South African President Jacob Zuma, mediating dialogue in Zimbabwe for the Southern African Development Community, will meet this week with Zambian President Rupiah Banda, chairman of the so-called SADC troika on politics, defense and security on which Mr. Zuma also sits, to discuss the crisis in Harare, sources said Monday.
Mr. Zuma, who visited Harare last week, will update Mr. Banda Thursday on progress ending the stalemate in Harare. Mr. Zuma has said he persuaded President Robert Mugabe and Prime Minister Morgan Tsvangirai, to resume one-on-one talks.
Mr. Banda and Mozambican President Armando Guebuza, the third troika member, failed to show up for a meeting on Zimbabwe in Gaborone, Botswana two weeks ago.
After meetings Friday with the Harare principals, including Deputy Prime Minister Arthur Mutambara, Mr. Zuma said he had managed to resolve a number of issues including the breakdown in communications between Mr. Mugabe and Mr. Tsvangirai, who for a month had been boycotting the customary Monday talks the two had held.
Sources said Mr. Zuma urged the principals to come up with a clear road map to free and fair elections for the country to select a government with full powers. He is also said to have urged wider involvement by SADC in the next round of elections.
Lindiwe Zulu, a foreign policy advisor to Mr. Zuma, told VOA Studio 7 reporter Ntungamili Nkomo that Mr. Zuma and Mr. Banda will decide the way forward for their panel in seeking resolution to the longrunning political conflict in Harare.
"Indeed President Zuma will take up the Zimbabwean issue with Mr. Banda as chairman of the troika when he comes to South Africa this week, aiming to move the process forward," Zulu said.
Political analyst Rejoice Ngwenya said the Southern African Development Community has lost credibility, having failed to act decisively on Zimbabwe in the past. He said he doubted that the Zuma-Banda meeting would yield significant results.
Many in Mr.
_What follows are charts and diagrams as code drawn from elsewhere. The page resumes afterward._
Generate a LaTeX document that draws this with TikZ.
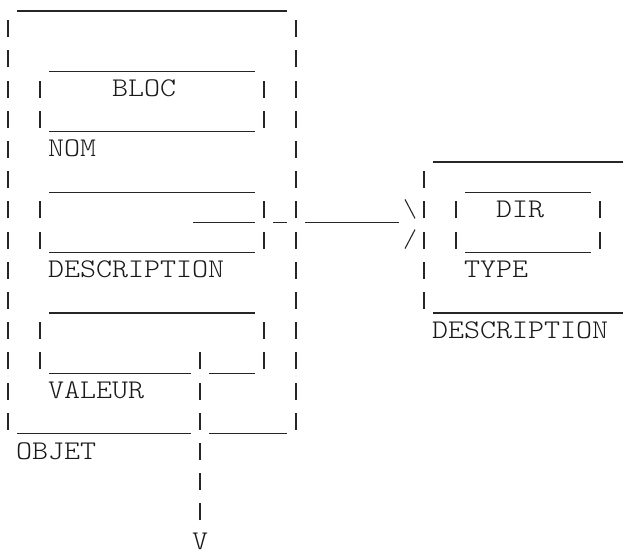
\documentclass[tikz,border=0pt]{standalone}
\usepackage{fontspec}
% thin typewriter face, widened to a 16pt character cell
\newfontfamily\asciifont{lmmonolt10-regular.otf}[FakeStretch=1.129]

% character grid: column c starts at 16c, row r has its baseline at 6+30.2r
\newcommand\cellx[1]{16*(#1)}
\newcommand\baseln[1]{6+30.2*(#1)}
% a typed vertical bar in column #1, row #2
\newcommand\asciibar[2]{\draw[glyph] ({16*(#1)+8},{6+30.2*(#2)+1}) -- ++(0,-17);}
% a run of underscores from column #1 to column #2 in row #3
\newcommand\asciirule[3]{\draw[glyph] ({16*(#1)+1},{6+30.2*(#3)+5}) -- ({16*(#2)+15},{6+30.2*(#3)+5});}

\begin{document}
\begin{tikzpicture}[x=1pt,y=-1pt,
  glyph/.style={draw=black!85,line width=1.1pt},
  lbl/.style={inner sep=0pt,anchor=base west,text=black!90,
    font=\asciifont\fontsize{27pt}{30pt}\selectfont}]
\useasboundingbox (0,0) rectangle (632,553);

% ---- OBJET frame ----
\asciirule{1}{17}{0}
\foreach \r in {1,...,14} {\asciibar{0}{\r}\asciibar{18}{\r}}
\asciirule{1}{11}{14}
\asciirule{13}{17}{14}
\node[lbl] (objet) at ({\cellx{1}},{\baseln{15}}) {OBJET};

% ---- BLOC box ----
\asciirule{3}{15}{2}
\asciibar{2}{3}\asciibar{16}{3}
\asciibar{2}{4}\asciibar{16}{4}
\asciirule{3}{15}{4}
\node[lbl] (bloc) at ({\cellx{7}},{\baseln{3}}) {BLOC};
\node[lbl] (nom) at ({\cellx{3}},{\baseln{5}}) {NOM};

% ---- DESCRIPTION box ----
\asciirule{3}{15}{6}
\asciibar{2}{7}\asciibar{16}{7}
\asciibar{2}{8}\asciibar{16}{8}
\asciirule{3}{15}{8}
\node[lbl] (desc) at ({\cellx{3}},{\baseln{9}}) {DESCRIPTION};

% link out of the DESCRIPTION box to the right-hand DESCRIPTION
\asciirule{12}{15}{7}
\asciirule{17}{17}{7}
\asciirule{19}{24}{7}
\draw[glyph] ({\cellx{25}+5},{\baseln{7}-18}) -- ({\cellx{25}+15},{\baseln{7}+1});
\draw[glyph] ({\cellx{25}+5},{\baseln{8}+1}) -- ({\cellx{25}+15},{\baseln{8}-18});

% ---- VALEUR box ----
\asciirule{3}{15}{10}
\asciibar{2}{11}\asciibar{16}{11}
\asciibar{2}{12}\asciibar{16}{12}
\asciirule{3}{11}{12}
\asciirule{13}{15}{12}
\node[lbl] (valeur) at ({\cellx{3}},{\baseln{13}}) {VALEUR};

% link down out of the VALEUR box
\foreach \r in {12,...,17} {\asciibar{12}{\r}}
\node[lbl] (v) at ({\cellx{12}},{\baseln{18}}) {V};

% ---- right-hand DESCRIPTION frame ----
\asciirule{27}{38}{5}
\foreach \r in {6,...,10} {\asciibar{26}{\r}}
\asciirule{27}{38}{10}
\node[lbl] (desc2) at ({\cellx{27}},{\baseln{11}}) {DESCRIPTION};

% ---- DIR box ----
\asciirule{29}{36}{6}
\asciibar{28}{7}\asciibar{37}{7}
\asciibar{28}{8}\asciibar{37}{8}
\asciirule{29}{36}{8}
\node[lbl] (dir) at ({\cellx{31}},{\baseln{7}}) {DIR};
\node[lbl] (type) at ({\cellx{29}},{\baseln{9}}) {TYPE};
\end{tikzpicture}
\end{document}
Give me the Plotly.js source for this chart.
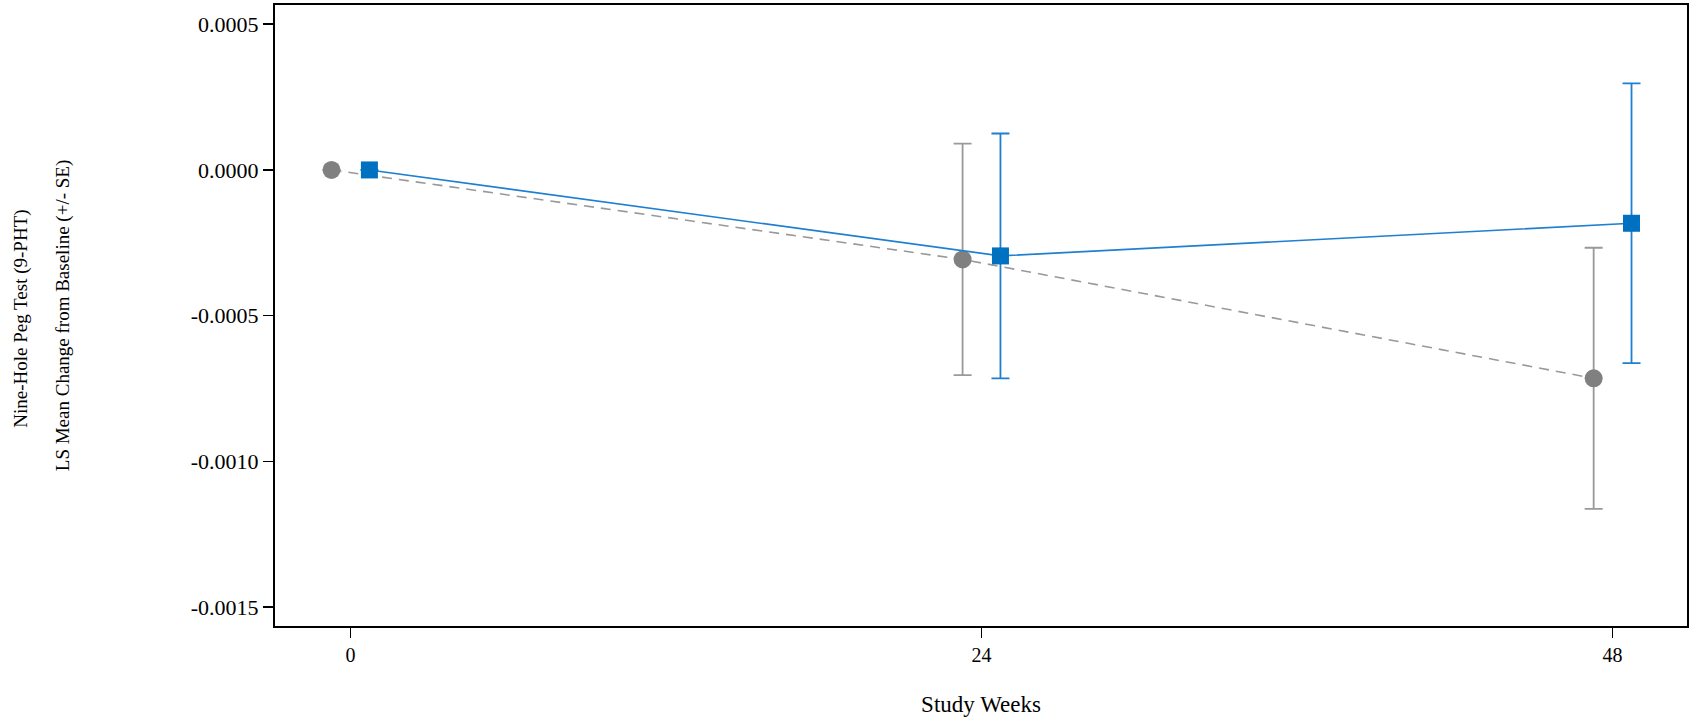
<!DOCTYPE html>
<html>
<head>
<meta charset="utf-8">
<script src="https://cdn.plot.ly/plotly-3.0.1.min.js"></script>
<style>html,body{margin:0;padding:0;background:#fff;}#chart{width:1690px;height:721px;}</style>
</head>
<body>
<div id="chart"></div>
<script>
// Data
const weeks = [0, 24, 48];
const tickLabels = ["0", "24", "48"];
const grayMeans = [0, -0.000307, -0.000715];
const graySE = [0, 0.000397, 0.000448];
const blueMeans = [0, -0.000295, -0.000183];
const blueSE = [0, 0.00042, 0.00048];
const yTickVals = [0.0005, 0, -0.0005, -0.001, -0.0015];
const yTickText = ["0.0005", "0.0000", "-0.0005", "-0.0010", "-0.0015"];
const yTitleLine1 = "Nine-Hole Peg Test (9-PHT)";
const yTitleLine2 = "LS Mean Change from Baseline (+/- SE)";
const xTitle = "Study Weeks";
const dodge = 0.72;

const font = "Liberation Serif, Times New Roman, serif";

const traces = [
  {
    x: weeks.map(w => w - dodge),
    y: grayMeans,
    type: "scatter",
    mode: "lines+markers",
    name: "Group A",
    line: {color: "#999999", width: 1.6, dash: "10px,7px"},
    marker: {symbol: "circle", size: 18, color: "#808080"},
    error_y: {type: "data", array: graySE, visible: true, color: "#999999", thickness: 1.8, width: 9},
    showlegend: false
  },
  {
    x: weeks.map(w => w + dodge),
    y: blueMeans,
    type: "scatter",
    mode: "lines+markers",
    name: "Group B",
    line: {color: "#1f7fd0", width: 1.6},
    marker: {symbol: "square", size: 17, color: "#0070C0"},
    error_y: {type: "data", array: blueSE, visible: true, color: "#1f7fd0", thickness: 1.8, width: 9},
    showlegend: false
  }
];

const layout = {
  width: 1690,
  height: 721,
  margin: {l: 275, r: 3, t: 5, b: 95},
  paper_bgcolor: "#ffffff",
  plot_bgcolor: "#ffffff",
  font: {family: font, color: "#000000", size: 18},
  xaxis: {
    range: [-2.87, 50.83],
    tickvals: weeks,
    ticktext: tickLabels,
    ticks: "outside",
    ticklen: 10,
    tickwidth: 1.5,
    tickcolor: "#000",
    tickfont: {family: font, size: 20, color: "#000"},
    showline: true,
    linecolor: "#000",
    linewidth: 2,
    mirror: true,
    showgrid: false,
    zeroline: false,
    title: {text: xTitle, font: {family: font, size: 23, color: "#000"}, standoff: 31}
  },
  yaxis: {
    range: [-0.001565, 0.000566],
    tickvals: yTickVals,
    ticktext: yTickText,
    ticks: "outside",
    ticklen: 10,
    tickwidth: 1.5,
    tickcolor: "#000",
    tickfont: {family: font, size: 22, color: "#000"},
    showline: true,
    linecolor: "#000",
    linewidth: 2,
    mirror: true,
    showgrid: false,
    zeroline: false,
    title: {
      text: yTitleLine2,
      font: {family: font, size: 19, color: "#000"},
      standoff: 116
    }
  },
  annotations: [
    {
      text: yTitleLine1,
      xref: "paper", yref: "paper",
      x: -0.1795, y: 0.494,
      xanchor: "center", yanchor: "middle",
      textangle: -90,
      showarrow: false,
      font: {family: font, size: 19, color: "#000"}
    }
  ]
};

Plotly.newPlot("chart", traces, layout, {displayModeBar: false, staticPlot: true});
</script>
</body>
</html>
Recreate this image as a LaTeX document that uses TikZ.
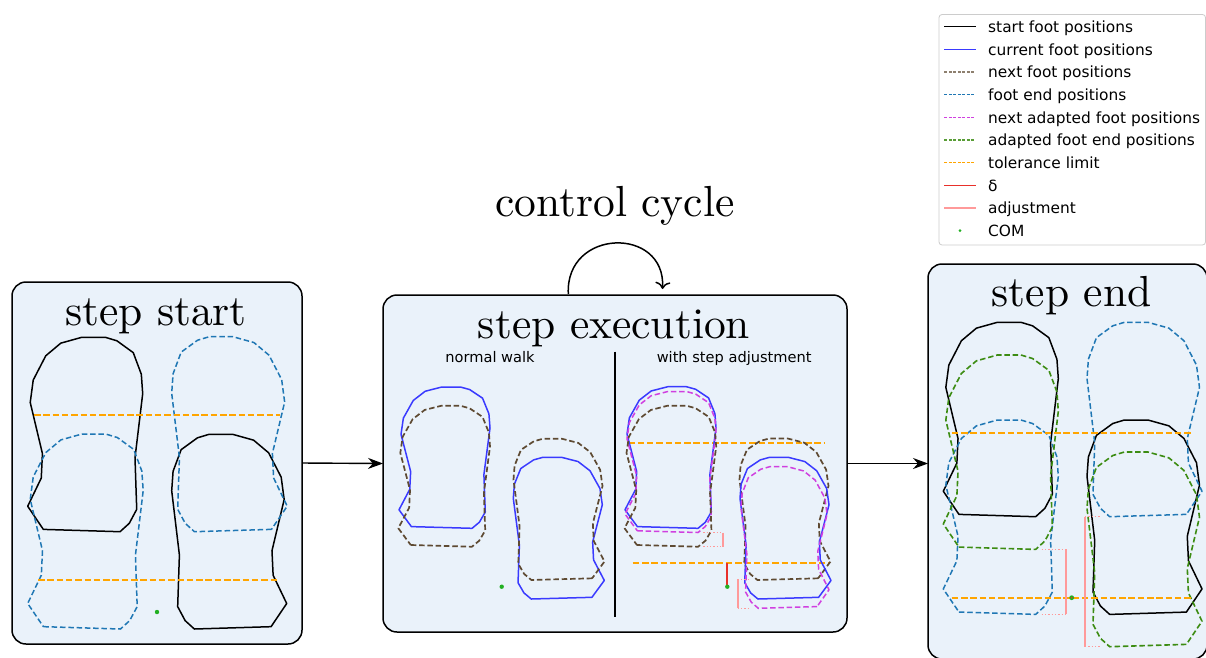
\documentclass[tikz,border=0pt]{standalone}
\usepackage{fontspec}
\newfontfamily\sansf{DejaVu Sans}
\newfontfamily\titlef{lmroman10-regular.otf}
\usetikzlibrary{arrows.meta}
\definecolor{panelfill}{HTML}{EAF2FA}
\definecolor{curblue}{HTML}{3A3AFF}
\definecolor{nextbrown}{HTML}{5E4A32}
\definecolor{endblue}{HTML}{1F77B4}
\definecolor{adaptmag}{HTML}{D040E0}
\definecolor{adaptgreen}{HTML}{3C8C12}
\definecolor{tolorange}{HTML}{FFA500}
\definecolor{deltared}{HTML}{E8302A}
\definecolor{adjpink}{HTML}{FF9A9A}
\definecolor{comgreen}{HTML}{22B022}
\definecolor{legborder}{HTML}{CCCCCC}
\newcommand{\drawfootL}[5]{\draw[#1,shift={(#2,#3)},xscale=#4,yscale=#5] (0.136,0.988) -- (0.803,1.0) -- (0.883,0.957) -- (0.948,0.885) -- (0.933,0.62) -- (1.0,0.29) -- (0.988,0.19) -- (0.918,0.079) -- (0.776,0.018) -- (0.675,0.0) -- (0.47,0.0) -- (0.288,0.03) -- (0.157,0.095) -- (0.048,0.22) -- (0.022,0.335) -- (0.128,0.598) -- (0.118,0.724) -- (0.0,0.869) -- cycle;}
\newcommand{\drawfootR}[5]{\draw[#1,shift={(#2+#4,#3)},xscale=-#4,yscale=#5] (0.136,0.988) -- (0.803,1.0) -- (0.883,0.957) -- (0.948,0.885) -- (0.933,0.62) -- (1.0,0.29) -- (0.988,0.19) -- (0.918,0.079) -- (0.776,0.018) -- (0.675,0.0) -- (0.47,0.0) -- (0.288,0.03) -- (0.157,0.095) -- (0.048,0.22) -- (0.022,0.335) -- (0.128,0.598) -- (0.118,0.724) -- (0.0,0.869) -- cycle;}
\tikzset{
  panel/.style={draw=black, line width=1.5pt, fill=panelfill, rounded corners=14pt, inner sep=0pt, outer sep=0pt},
  flowarrow/.style={-{Stealth[length=15pt,width=11pt]}, line width=1.4pt},
  titletext/.style={font=\titlef\fontsize{43.5}{50}\selectfont, inner sep=0pt},
  subtext/.style={font=\sansf\fontsize{14.6}{17}\selectfont, inner sep=0pt, anchor=base},
  legtext/.style={font=\sansf\fontsize{15.4}{18}\selectfont, inner sep=0pt, anchor=base west},
  sfoot/.style={black, line width=1.5pt, line join=round},
  cfoot/.style={curblue, line width=1.5pt, line join=round},
  nfoot/.style={nextbrown, line width=1.7pt, dash pattern=on 5.5pt off 2.8pt, line join=round},
  efoot/.style={endblue, line width=1.5pt, dash pattern=on 5.5pt off 2.8pt, line join=round},
  afoot/.style={adaptmag, line width=1.5pt, dash pattern=on 5.5pt off 2.8pt, line join=round},
  gfoot/.style={adaptgreen, line width=1.6pt, dash pattern=on 5.5pt off 2.8pt, line join=round},
  tolline/.style={tolorange, line width=1.7pt, dash pattern=on 6.5pt off 2.8pt},
  deltaline/.style={deltared, line width=1.9pt},
  adjline/.style={adjpink, line width=1.7pt},
  adjdot/.style={adjpink, line width=1.3pt, dash pattern=on 1.3pt off 2pt},
  legsample/.style={line width=1.3pt},
}
\begin{document}
\begin{tikzpicture}[x=1pt,y=-1pt]
\useasboundingbox (0,0) rectangle (1206,657);
% panels
\node[panel, minimum width=290pt, minimum height=362pt] (start) at (157,463) {};
\node[panel, minimum width=464pt, minimum height=337pt] (exec) at (615,463.5) {};
\node[panel, minimum width=279pt, minimum height=395pt] (end) at (1067.5,461.5) {};
% titles
\node[titletext, anchor=base] (tstart) at (156,325) {step start};
\node[titletext, anchor=base] (texec) at (614,338.3) {step execution};
\node[titletext, anchor=base] (tend) at (1071.5,306.7) {step end};
\node[titletext, anchor=base] (tcycle) at (615,216.7) {control cycle};
% arrows
\draw[flowarrow] (start.east) -- (exec.west);
\draw[flowarrow] (exec.east) -- (exec.east -| end.west);
\coordinate (cycA) at (568.3,294);
\coordinate (cycB) at (662.5,289);
\draw[line width=1.5pt, -{To[length=7pt,width=15pt]}] (cycA) .. controls (565,228) and (666,226) .. (cycB);
% ---------- step start
\drawfootL{sfoot}{27.7}{337.3}{115}{194.4}
\drawfootR{sfoot}{171.7}{434.3}{115}{194.7}
\drawfootL{efoot}{27.7}{434}{115.5}{195}
\drawfootR{efoot}{171.7}{336.7}{115.5}{195}
\draw[tolline] (34,415) -- (280,415);
\draw[tolline] (38,580) -- (277,580);
\fill[comgreen] (157,612) circle (2.2pt);
% ---------- step execution
\draw[line width=1.2pt] (615,351.7) -- (615,616.7);
\node[subtext] (tnormal) at (490,362.7) {normal walk};
\node[subtext] (tadj) at (734.2,362.7) {with step adjustment};
% normal walk
\drawfootL{cfoot}{399}{387}{91}{141.3}
\drawfootL{nfoot}{398.3}{405.7}{91.7}{141}
\drawfootR{cfoot}{513.3}{457.3}{91}{141.7}
\drawfootR{nfoot}{513.5}{438.7}{91}{141.3}
\fill[comgreen] (501.7,586.7) circle (2.2pt);
% with step adjustment
\draw[tolline] (628.3,443.3) -- (825,443.3);
\draw[tolline] (632.7,563.3) -- (828.3,563.3);
\drawfootL{cfoot}{625}{386.7}{91}{141.6}
\drawfootL{afoot}{625}{391.5}{91}{141}
\drawfootL{nfoot}{624.5}{405.7}{91.7}{141}
\drawfootR{nfoot}{739.5}{438.5}{91}{141.5}
\drawfootR{cfoot}{740}{457.3}{91}{141.7}
\drawfootR{afoot}{741}{466.7}{88}{141.6}
\draw[adjdot] (703.3,532.7) -- (722.7,532.7);
\draw[adjdot] (703.3,546.7) -- (722.7,546.7);
\draw[adjline] (722.7,532.7) -- (722.7,546.7);
\draw[adjdot] (737.7,579.3) -- (748.3,579.3);
\draw[adjdot] (737.7,608.3) -- (748.3,608.3);
\draw[adjline] (737.7,579.3) -- (737.7,608.3);
\draw[deltaline] (727.3,563.3) -- (727.3,586.7);
\fill[comgreen] (727.3,586.7) circle (2.2pt);
% ---------- step end
\drawfootL{sfoot}{943.3}{322.3}{115}{194.4}
\drawfootR{sfoot}{1087}{420}{115}{194.4}
\drawfootL{efoot}{943.3}{420}{115}{194.4}
\drawfootR{efoot}{1087}{322.3}{115}{194.4}
\drawfootL{gfoot}{943.3}{355}{115}{194.4}
\drawfootR{gfoot}{1087}{452}{115}{194.7}
\draw[tolline] (951.7,432.7) -- (1191.7,432.7);
\draw[tolline] (951.7,597.7) -- (1191.7,597.7);
\draw[adjdot] (1041.7,549.3) -- (1066,549.3);
\draw[adjdot] (1041.7,614.3) -- (1066,614.3);
\draw[adjline] (1066,549.3) -- (1066,614.3);
\draw[adjdot] (1085,516.7) -- (1100.7,516.7);
\draw[adjdot] (1085,646.7) -- (1100.7,646.7);
\draw[adjline] (1085,516.7) -- (1085,646.7);
\fill[comgreen] (1071.7,597.7) circle (2.4pt);
\fill[deltared] (1071.7,597.7) circle (0.9pt);
% ---------- legend
\node[draw=legborder, fill=white, rounded corners=3pt, line width=0.8pt, minimum width=266.5pt, minimum height=230.5pt, inner sep=0pt] (legend) at (1072.25,129.75) {};
\draw[legsample, black] (944.3,26.7) -- (975.7,26.7);
\node[legtext] (l1) at (988,32.3) {start foot positions};
\draw[legsample, curblue] (944.3,49.4) -- (975.7,49.4);
\node[legtext] (l2) at (988,55.0) {current foot positions};
\draw[legsample, nextbrown!70, dash pattern=on 3pt off 1.5pt] (944.3,72.0) -- (975.7,72.0);
\node[legtext] (l3) at (988,77.6) {next foot positions};
\draw[legsample, endblue, dash pattern=on 3pt off 1.5pt] (944.3,94.7) -- (975.7,94.7);
\node[legtext] (l4) at (988,100.3) {foot end positions};
\draw[legsample, adaptmag, dash pattern=on 3pt off 1.5pt] (944.3,117.4) -- (975.7,117.4);
\node[legtext] (l5) at (988,123.0) {next adapted foot positions};
\draw[legsample, adaptgreen!85, dash pattern=on 3pt off 1.5pt] (944.3,140.0) -- (975.7,140.0);
\node[legtext] (l6) at (988,145.6) {adapted foot end positions};
\draw[legsample, tolorange, dash pattern=on 3pt off 1.5pt] (944.3,162.7) -- (975.7,162.7);
\node[legtext] (l7) at (988,168.3) {tolerance limit};
\draw[legsample, deltared] (944.3,185.4) -- (975.7,185.4);
\node[legtext] (l8) at (988,191.0) {δ};
\draw[legsample, adjpink, line width=1.8pt] (944.3,208.0) -- (975.7,208.0);
\node[legtext] (l9) at (988,213.6) {adjustment};
\fill[comgreen] (960,230.7) circle (1.5pt);
\node[legtext] (l10) at (988,236.3) {COM};
\end{tikzpicture}
\end{document}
Tsvangirai's Movement for Democratic Change have lost faith in SADC and in the wake of the letdown in Gaborone the party is appealing to a higher power, drafting and circulating a prayer for guidance to help Zimbabwe achieve democracy.
The prayer says in part that Zimbabweans have suffered much "at the hands of men who have turned from God's word and wisdom."
Earlier this month, Defense Minister Emmerson Mnangagwa, a widely feared stalwart of Mr. Mugabe's ZANU-PF, also struck a religious chord telling a funeral gathering that he had found comfort in the arms of God.
Crisis in Zimbabwe Coalition Programs Manager Pedzisai Ruhanya remarked in an interview with VOA reporter Jonga Kandemiiri that the Tsvangirai MDC formation should also be seen taking action because God helps those who help themselves.
Meanwhile, US diplomatic cables released by whistle blower website, Wikileaks included one from Harare in 2007 in which former Ambassador Christopher Dell told the state department that the end was near for Mr. Mugabe in political terms.
He described Mr. Mugabe as a ruthless leader but a “brilliant tactician” though hampered by his “ego and belief in his own infallibility [and] his obsessive focus on the past as a justification for everything in the present and future.”
Dell described then-opposition leader Tsvangirai as a flawed figure with “questionable judgment in selecting those around him.” Nonetheless, Dell considered Mr. Tsvangirai to be "the indispensable element for opposition success.”
In calling a near-term end to Mr. Mugabe’s term in power, Dell acknowledged that such predictions had been made by his predecessors.
Mr. Mugabe lost the first round of the 2008 presidential election to Mr. Tsvangirai, but clung to power through a runoff election that many in the world and region considered to lack legitimacy, leading to the current power-sharing arrangement in Harare.
Though the unauthorized release of secret U.S documents by Wiki leaks has been controversial to say the least, Emira Woods, co-director of the Institute for Policy Studies in Washington said she believed the leaks are good for democracy.
Political analyst Charles Mangongera said Dell’s observations on Mr. Tsvangirai are well known, adding what is more interesting for political scientists is what was revealed about those in ZANU-PF who have worked with the U.S. government.
Elsewhere, the Zimbabwean Supreme Court on Monday cleared the way for six people accused of plotting a coup in 2007 against Mr. Mugabe to appeal a High Court decision upholding their re-indictment following the expiration of a statutory time limit for trial.
VOA Studio 7 correspondent Thomas Chiripasi reported from Harare.